The waste includes liquid and solid wastes, organic, recyclable and hazardous wastes. Besides, waste is categorised as municipal wastes (schools, offices etc) and industrial wastes. Plastic waste accounts for 12 per cent waste generated in India.

With only the planet Earth being a place to live, it becomes the duty of every individual to protect it from denigration for sustainable living.

How to segregate waste at the source and avoid landfills?

The primary task in waste management is segregating the waste at source. Mixing the wet and dry wastes makes the process of separation practically impossible and economically unviable.

The households should ensure separate bags are used to store different wastes. When the dry and wet wastes get mixed together, further processing becomes tough.

The wet wastes can be converted into compost/vermicompost at sites around individual houses, colonies and apartments, which can act as fertilisers for various plants in roof gardens and trees.

In the absence of an effective waste segregation and collection process, around 70 per cent of the waste is not being processed and ends up in landfills.

Daunting amount of garbage in landfills

With a limited waste collection mechanism and segregation process, more than 70 per cent of the waste reaches the landfills. The landfills can become a source of greenhouse gas generation, besides increasing the possibility of fire accidents.

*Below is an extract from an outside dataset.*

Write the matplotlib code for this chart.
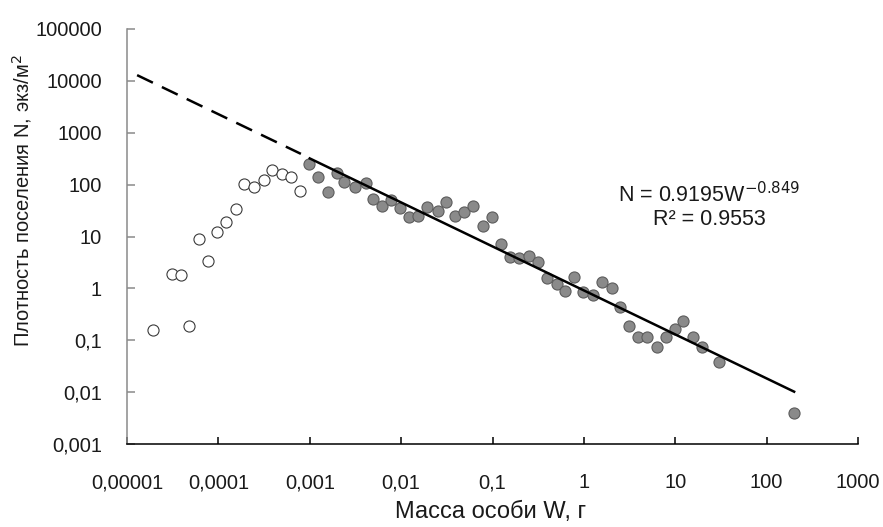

Ashish Agarwal, founder of Paryavaran Mitra, while addressing a webinar on ‘Little steps, Big impact Earth Savers’, organised by ‘Sustainable Living: Be Waste Wise’, said: “If waste segregation is carried out effectively, only 5-7 per cent of the wastes will reach the landfills while presently around 70 per cent of wastes are being dumped in the landfills.”

India is home to around 3,100 landfills, as mountains of landfills can be found in major cities including Delhi, Mumbai, Panipat and Bengaluru.

5 R method in waste management

Environmental activists and enthusiasts urge people to follow the '5 Rs' in waste management to arrest the menace. The methodology recommended includes steps to refuse, reduce, reuse, repurpose and recycle.

Refuse: Start refusing single-use plastics from shops and establishments.

Reduce: Start reducing the use of harmful and non-recyclable plastics to save money.

Reuse: Start replacing single-use products in homes and offices.

Repurpose: Most of the daily use products can be used for some other purpose, with the help of imagination and creativity.

Recycle: Start recycling paper, cupboards, plastics and organics.

On average, an individual uses 83 plastic bags every year. A plastic bag takes hundreds of years to decompose, polluting the soil with various chemical elements. Plastic waste can result in soil, water and marine pollution.

By adopting proper waste collection and segregation mechanisms, while following the 5Rs, every individual can contribute to saving the environment for a sustainable living.